Software integrated in sNow!
Edit me

What follows is a non-exhaustive list of the most important services and technologies included.

  • Xen Source for para-virtualization or Linux Containers (experimental support) for OS level virtualization.
  • Shared filesystem (it uses NFS by default, but Lustre, IEEL, BeeGFS, GPFS, GlusterFS or CEPH are also compatibles.)
  • Scientific Applications are managed by EasyBuild, which contains more than 500 packages and their dependencies.
  • GNU/Linux distribution optimized to achieve the best performance on the compute nodes.
  • Tools for the centralized installation (Kickstart, Autoyast)
  • Tools for monitoring and managing the infrastructure (Ganglia, Nagios)
  • Login nodes
  • LDAP and Munge based authentication services
  • Centralized log facility
  • Batch job scheduler (i.e.
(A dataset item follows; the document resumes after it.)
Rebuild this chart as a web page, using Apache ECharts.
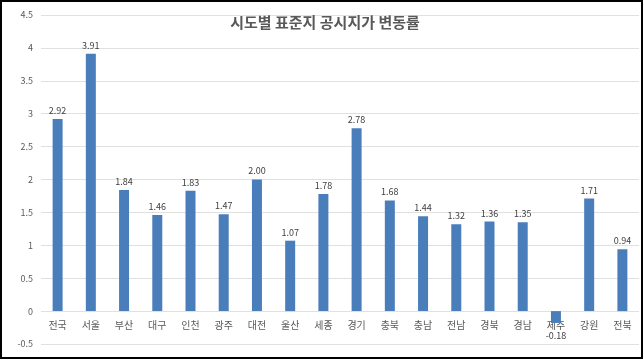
<!DOCTYPE html>
<html>
<head>
<meta charset="utf-8">
<script src="https://cdn.jsdelivr.net/npm/echarts@6/dist/echarts.min.js"></script>
<style>
html,body{margin:0;padding:0;background:#fff;}
#frame{position:absolute;left:0;top:0;width:643px;height:359px;box-sizing:border-box;border:2px solid #000;}
#chart{position:absolute;left:0;top:0;width:643px;height:359px;}
</style>
</head>
<body>
<div id="chart"></div>
<div id="frame"></div>
<script>
const titleText = '시도별 표준지 공시지가 변동률';
const categories = ['전국','서울','부산','대구','인천','광주','대전','울산','세종','경기','충북','충남','전남','경북','경남','제주','강원','전북'];
const values = [2.92,3.91,1.84,1.46,1.83,1.47,2.00,1.07,1.78,2.78,1.68,1.44,1.32,1.36,1.35,-0.18,1.71,0.94];
const yTicks = {min:-0.5, max:4.5, interval:0.5};

const font = '"Noto Sans CJK KR", "Noto Sans", sans-serif';
const chart = echarts.init(document.getElementById('chart'));
const gridTop = 15, gridBottom = 15, plotH = 359 - gridTop - gridBottom;
const zeroOffset = -plotH * (0 - yTicks.min) / (yTicks.max - yTicks.min);
chart.setOption({
  animation:false,
  textStyle:{fontFamily:font},
  title:{text:titleText, left:320, top:10, textAlign:'center',
    textStyle:{fontSize:15, fontWeight:'bold', color:'#595959', fontFamily:font}},
  grid:{left:41, right:4, top:gridTop, bottom:gridBottom, containLabel:false},
  xAxis:{type:'category', data:categories, position:'bottom', offset:zeroOffset,
    axisLine:{show:false, onZero:false},
    axisTick:{show:false},
    axisLabel:{color:'#595959', fontSize:10, margin:9, interval:0, fontFamily:font}},
  yAxis:{type:'value', min:yTicks.min, max:yTicks.max, interval:yTicks.interval,
    axisLine:{show:false}, axisTick:{show:false},
    splitLine:{lineStyle:{color:'#e0e0e0'}},
    axisLabel:{color:'#595959', fontSize:9, margin:8, fontFamily:font}},
  series:[{type:'bar', data:values.map(v => v < 0 ? {value:v, label:{distance:8}} : v), barWidth:10,
    itemStyle:{color:'#4A7EBB'},
    label:{show:true, position:'outside', distance:4, fontSize:9, color:'#404040',
      formatter:p=>p.value.toFixed(2), fontFamily:font}}]
});
</script>
</body>
</html>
Slurm, Grid Engine or Torque+Maui)
  • DHCP server

This tool integrates a handful of domains (virtual machines or LXC) that provide all the critical services needed by an HPC infrastructure in an integrated environment,. The sNow! solution provides all the critical services segmented in a virtualization layer, giving flexibility and scalability to meet customer needs (fig. 1). This structure allows, for example, to control and isolate a user who is misusing the cluster without affecting the stability of the whole system.

Software Ecosystem
Integrated services of the sNow! cluster manager

The sNow! technology allows one to perform critical migrations without stopping the system or its services as all services can be cloned and upgraded while the original is still running. Once the upgraded clone is up and running the clients can be migrated to the new service provider without disruption. Therefore, in scenarios where the services can not be interrupted, an update of the batch queue manager or a firmware upgrade on the nodes does not require a downtime anymore, but a progressive upgrade process that can be completed in a matter of hours or weeks. The length of time would depend on on the complexity of the task to perform, the length of running jobs, and the checkpoint-restart capabilities used to migrate jobs to another node, etc.